Generate UUIDs, tokens, and keys that follow the actual standards. Everything runs in your browser — nothing is sent anywhere.
Every backend service needs unique identifiers and random secrets. Database rows need IDs. APIs need keys. JWT auth needs signing secrets. Most developers reach for whatever is easiest: an auto-increment integer, Math.random(), or copying a token from Stack Overflow. All of those are mistakes in production. This tool generates tokens that follow the actual specifications, using the same cryptographic randomness your production code should use.
UUID v4 has been the default since 2005. It works. 122 random bits, near-zero collision probability, no coordination needed between servers. The problem: v4 values have no natural order. Insert a million rows with v4 primary keys and your B-tree index fragments because new values land at random positions.
UUID v7 fixes this. Ratified as RFC 9562 in 2024, it puts a millisecond timestamp in the first 48 bits. Values sort chronologically. Your database index stays compact, range queries work, and you can extract a rough creation time from the ID itself. The remaining 74 bits are random, so uniqueness holds. If you're starting a new project, v7 is the better default.
128 bits (16 bytes) is the bare minimum for a secret that protects anything. 256 bits is the standard recommendation. The encoding you pick changes the string length but not the security: 32 random bytes become 64 hex characters or 43 base64url characters. Same entropy, different representation. For JWT HMAC secrets, RFC 7518 sets the floor: the key must be at least as long as the hash output. That means 32 bytes for HS256, 48 for HS384, 64 for HS512.
Every value starts with crypto.getRandomValues(), the Web Crypto API built into all modern browsers. It draws entropy from the operating system, the same source that /dev/urandom on Linux or CryptGenRandom on Windows uses. For structured identifiers (UUID, ULID, ObjectId, KSUID), random bytes are combined with timestamps and version bits per each specification. Nothing is sent to any server. Nothing is logged.
A 128-bit identifier designed to be unique without a central authority. UUID v4 uses 122 random bits. UUID v7 (RFC 9562, finalized 2024) adds a timestamp so values sort chronologically.
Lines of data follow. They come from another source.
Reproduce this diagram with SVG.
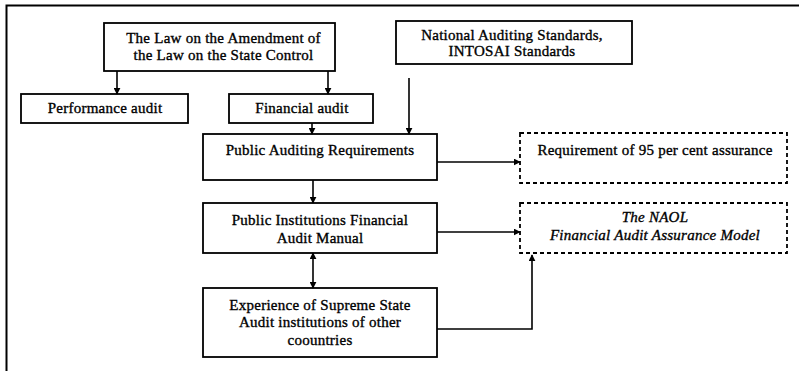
<svg xmlns="http://www.w3.org/2000/svg" width="799" height="371" viewBox="0 0 799 371">
<style>
.box{fill:#fff;stroke:#000;stroke-width:1.8}
.dbox{fill:#fff;stroke:#000;stroke-width:1.8;stroke-dasharray:4 3}
.t{font-family:"Liberation Serif","Times New Roman",serif;font-size:15px;letter-spacing:0.25px;fill:#000;stroke:#000;stroke-width:0.35;text-anchor:middle}
.i{font-style:italic}
.c{fill:none;stroke:#000;stroke-width:1.6}
</style>
<defs>
<marker id="ah" viewBox="0 0 10 10" refX="9" refY="5" markerWidth="7" markerHeight="7" markerUnits="userSpaceOnUse" orient="auto-start-reverse">
<path d="M0,0 L10,5 L0,10 z" fill="#000"/>
</marker>
</defs>
<g id="frame"><path d="M6.5,371 V5.5 H799" fill="none" stroke="#000" stroke-width="2"/></g>
<g id="law"><rect class="box" x="104" y="23" width="231" height="48"/>
<text class="t" x="223.5" y="43.3">The Law on the Amendment of</text>
<text class="t" x="223.5" y="60">the Law on the State Control</text></g>
<g id="national"><rect class="box" x="396" y="21" width="236" height="43"/>
<text class="t" x="512" y="39.5">National Auditing Standards,</text>
<text class="t" x="512" y="56.2">INTOSAI Standards</text></g>
<g id="performance"><rect class="box" x="21" y="94" width="167" height="29"/>
<text class="t" x="105" y="113">Performance audit</text></g>
<g id="financial"><rect class="box" x="229" y="94" width="144" height="29"/>
<text class="t" x="302" y="113">Financial audit</text></g>
<g id="par"><rect class="box" x="203" y="134" width="234" height="46"/>
<text class="t" x="320" y="155">Public Auditing Requirements</text></g>
<g id="pifam"><rect class="box" x="203" y="203" width="234" height="50"/>
<text class="t" x="320" y="225">Public Institutions Financial</text>
<text class="t" x="320" y="243">Audit Manual</text></g>
<g id="experience"><rect class="box" x="203" y="288" width="234" height="69"/>
<text class="t" x="320" y="310">Experience of Supreme State</text>
<text class="t" x="320" y="327">Audit institutions of other</text>
<text class="t" x="320" y="345">coountries</text></g>
<g id="req95"><rect class="dbox" x="520" y="133" width="267" height="50"/>
<text class="t" x="655" y="155">Requirement of 95 per cent assurance</text></g>
<g id="naol"><rect class="dbox" x="520" y="203" width="267" height="50"/>
<text class="t i" x="655" y="222">The NAOL</text>
<text class="t i" x="655" y="240">Financial Audit Assurance Model</text></g>
<g id="connectors">
<path class="c" d="M117,71 V94" marker-end="url(#ah)"/>
<path class="c" d="M328,71 V94" marker-end="url(#ah)"/>
<path class="c" d="M312,123 V134" marker-end="url(#ah)"/>
<path class="c" d="M409,78 V134" marker-end="url(#ah)"/>
<path class="c" d="M313,180 V203" marker-end="url(#ah)"/>
<path class="c" d="M313,253 V288" marker-start="url(#ah)" marker-end="url(#ah)"/>
<path class="c" d="M437,162 H520" marker-end="url(#ah)"/>
<path class="c" d="M437,232 H520" marker-end="url(#ah)"/>
<path class="c" d="M437,329 H532 V255" marker-end="url(#ah)"/>
</g>
</svg>
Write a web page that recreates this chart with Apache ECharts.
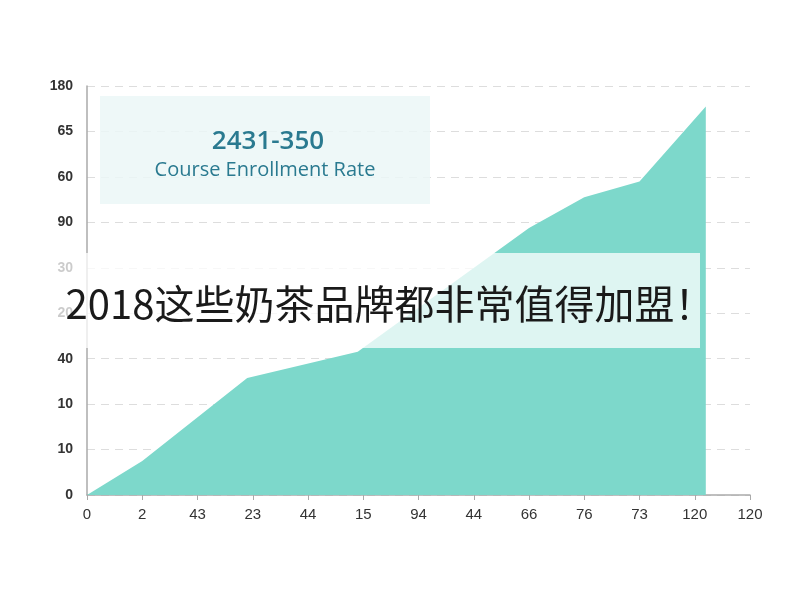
<!DOCTYPE html>
<html><head><meta charset="utf-8">
<script src="https://cdn.jsdelivr.net/npm/echarts@6/dist/echarts.min.js"></script>
<style>html,body{margin:0;background:#fff}#c{width:800px;height:600px}</style>
</head><body><div id="c"></div>
<script>
const xLabels = ['0','2','43','23','44','15','94','44','66','76','73','120','120'];
const yLabels = ['0','10','10','40','20','30','90','60','65','180'];
const xs = [0, 1, 2.9, 4.9, 8, 9, 10, 11.2];
const ys = [0, 15, 51.5, 63, 117.5, 131, 138, 171];
const title = '2431-350';
const subtitle = 'Course Enrollment Rate';
const banner = '2018这些奶茶品牌都非常值得加盟！';

const chart = echarts.init(document.getElementById('c'));
chart.setOption({
  animation:false,
  grid:{left:87,right:50,top:86,bottom:105},
  xAxis:{type:'value',min:0,max:12,interval:1,
    axisLine:{lineStyle:{color:'#aaa',width:1.5}},
    axisTick:{show:true,lineStyle:{color:'#aaa'}},
    splitLine:{show:false},
    axisLabel:{color:'#333',fontSize:15,margin:12,formatter:(v)=>xLabels[Math.round(v)]}},
  yAxis:{type:'value',min:0,max:180,interval:20,
    axisLine:{show:true,lineStyle:{color:'#aaa',width:1.5}},
    axisTick:{show:false},
    splitLine:{lineStyle:{color:'#ddd',type:[8,6]}},
    axisLabel:{color:'#333',fontSize:14,fontWeight:'bold',margin:14,formatter:(v)=>yLabels[Math.round(v/20)]}},
  series:[{type:'line',data:xs.map((x,i)=>[x,ys[i]]),symbol:'none',
    lineStyle:{width:0},areaStyle:{color:'#7dd8cb',opacity:1}}],
  graphic:[
    {type:'rect',shape:{x:100,y:96,width:330,height:108},style:{fill:'rgba(235,247,247,0.85)'},z:10},
    {type:'text',x:268,y:142,style:{text:title,font:'600 26px "Open Sans"',fill:'#2a7a90',textAlign:'center',textVerticalAlign:'middle'},z:11},
    {type:'text',x:265,y:170,style:{text:subtitle,font:'20px "Open Sans"',fill:'#2a7a90',textAlign:'center',textVerticalAlign:'middle'},z:11},
    {type:'rect',shape:{x:0,y:253,width:700,height:95},style:{fill:'rgba(255,255,255,0.75)'},z:10},
    {type:'text',x:390,y:304,style:{text:banner,font:'40px "Noto Sans CJK SC"',fill:'#1a1a1a',textAlign:'center',textVerticalAlign:'middle'},z:11}
  ]
});
</script></body></html>
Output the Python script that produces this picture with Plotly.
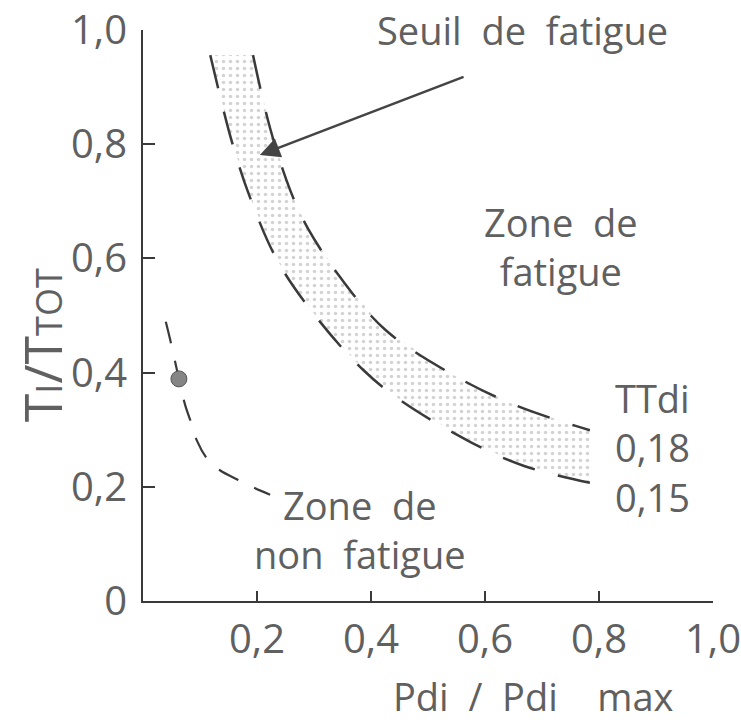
import plotly.graph_objects as go

# TTdi = 0.18 threshold curve (outer edge of the band)
outer_x = [0.193, 0.223, 0.258, 0.289, 0.346, 0.425, 0.544, 0.653, 0.784]
outer_y = [0.956, 0.828, 0.720, 0.653, 0.567, 0.475, 0.396, 0.343, 0.299]

# TTdi = 0.15 threshold curve (inner edge of the band)
inner_x = [0.118, 0.156, 0.188, 0.237, 0.305, 0.386, 0.451, 0.577, 0.670, 0.784]
inner_y = [0.956, 0.804, 0.706, 0.594, 0.496, 0.405, 0.352, 0.277, 0.236, 0.207]

# non-fatigue dashed curve and the measured point
nf_x = [0.040, 0.049, 0.063, 0.074, 0.086, 0.095, 0.114, 0.135, 0.167, 0.191, 0.223]
nf_y = [0.489, 0.452, 0.389, 0.343, 0.308, 0.280, 0.247, 0.229, 0.212, 0.200, 0.186]
point_x = [0.063]
point_y = [0.389]

# arrow "Seuil de fatigue"
arrow_tip = (0.205, 0.781)
arrow_tail = (0.565, 0.919)

tick_vals_x = [0.2, 0.4, 0.6, 0.8, 1.0]
tick_text_x = ['0,2', '0,4', '0,6', '0,8', '1,0']
tick_vals_y = [0, 0.2, 0.4, 0.6, 0.8, 1.0]
tick_text_y = ['0', '0,2', '0,4', '0,6', '0,8', '1,0']

FONT = 'Open Sans'
INK = '#3a3a3a'
TXT = '#606060'
FS = 40

fig = go.Figure()

# stippled band between the two thresholds
fig.add_trace(go.Scatter(
    x=inner_x + outer_x[::-1],
    y=inner_y + outer_y[::-1],
    fill='toself',
    mode='none',
    fillcolor='rgba(255,255,255,0)',
    fillpattern=dict(shape='.', fgcolor='#a8a8a8', bgcolor='white', size=7, solidity=0.2),
    hoverinfo='skip',
    showlegend=False,
))

for xs, ys in [(outer_x, outer_y), (inner_x, inner_y)]:
    fig.add_trace(go.Scatter(
        x=xs, y=ys, mode='lines',
        line=dict(color=INK, width=2.5, dash='34px,24px', shape='spline'),
        showlegend=False,
    ))

fig.add_trace(go.Scatter(
    x=nf_x, y=nf_y, mode='lines',
    line=dict(color=INK, width=2.2, dash='22px,18px', shape='spline'),
    showlegend=False,
))

fig.add_trace(go.Scatter(
    x=point_x, y=point_y, mode='markers',
    marker=dict(size=16, color='#858585', line=dict(color='#555', width=1)),
    showlegend=False,
))

small = "<span style='font-size:36px'>{}</span>"
y_title = 'T' + small.format('I') + '/T' + small.format('TOT')

annotations = [
    dict(x=arrow_tip[0], y=arrow_tip[1], ax=arrow_tail[0], ay=arrow_tail[1],
         axref='x', ayref='y', xref='x', yref='y', text='', showarrow=True,
         arrowhead=2, arrowsize=1.6, arrowwidth=2.5, arrowcolor='#444'),
    dict(x=0.665, y=1.0, text='Seuil  de  fatigue', size=38),
    dict(x=0.733, y=0.621, text='Zone  de<br>fatigue', size=38),
    dict(x=0.825, y=0.268, text='TTdi<br>0,18<br>0,15', xanchor='left', align='left', size=38),
    dict(x=0.381, y=0.125, text='Zone  de<br>non  fatigue', size=38),
    dict(x=0.685, y=-0.215, text='Pdi  /  Pdi    max', yanchor='bottom', size=38),
    dict(x=-0.178, y=0.447, text=y_title, textangle=-90, size=52),
]
for a in annotations:
    size = a.pop('size', FS)
    a.setdefault('xref', 'paper')
    a.setdefault('yref', 'paper')
    a.setdefault('xanchor', 'center')
    a.setdefault('yanchor', 'middle')
    a.setdefault('showarrow', False)
    a.setdefault('font', dict(family=FONT, size=size, color=TXT))

fig.update_layout(
    width=741, height=725,
    margin=dict(l=143, r=28, t=30, b=124),
    plot_bgcolor='white', paper_bgcolor='white',
    font=dict(family=FONT, size=FS, color=TXT),
    annotations=annotations,
    xaxis=dict(
        range=[0, 1.0], tickvals=tick_vals_x, ticktext=tick_text_x,
        showgrid=False, zeroline=False, showline=True, linecolor=INK, linewidth=2,
        ticks='inside', ticklen=10, tickwidth=2, tickcolor=INK,
        ticklabelstandoff=2, ticklabeloverflow='allow', automargin=False,
    ),
    yaxis=dict(
        range=[0, 1.0], tickvals=tick_vals_y, ticktext=tick_text_y,
        showgrid=False, zeroline=False, showline=True, linecolor=INK, linewidth=2,
        ticks='inside', ticklen=12, tickwidth=2, tickcolor=INK,
        ticklabelstandoff=6, ticklabeloverflow='allow', automargin=False,
    ),
)

fig.write_html("out.html", config={'displayModeBar': False},
               post_script="document.body.style.margin='0';")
Collisions are so unlikely that for most purposes you can treat them as impossible.
UUID v4 is pure random. UUID v7 starts with a 48-bit millisecond timestamp, so values sort chronologically. Use v7 when ordering matters: database primary keys, event IDs, anything you'll query by time range. Use v4 when it doesn't.
Yes. crypto.getRandomValues() is a cryptographic random number generator that pulls entropy from the OS. It's the same source that server-side libraries use. Nothing leaves your browser: no network request, no server, no logging.
RFC 7518 sets the minimum: HS256 needs at least 32 bytes, HS384 needs 48, HS512 needs 64. The key must be at least as long as the hash output. This tool generates keys at exactly those sizes.
A 128-bit identifier that combines a 48-bit timestamp with 80 random bits, encoded as 26 Crockford Base32 characters. It sorts chronologically like an auto-increment ID but generates uniquely across distributed systems like a UUID. Use it when you need both properties.
Hex is the most readable. Base64url is shorter and URL-safe. Base64 is shorter but needs escaping in URLs. The entropy is identical: encoding only changes the string representation, not the randomness underneath.
It calls crypto.getRandomValues(), which draws entropy from the operating system's cryptographic RNG. For structured formats (UUID, ULID, ObjectId), it combines random bytes with timestamps and version bits per the relevant spec.
Yes. Every output conforms to its specification and uses cryptographically secure random bytes. The one consideration: for high-security secrets (encryption keys, root credentials), some teams prefer generating on the target machine rather than copying from a browser tab.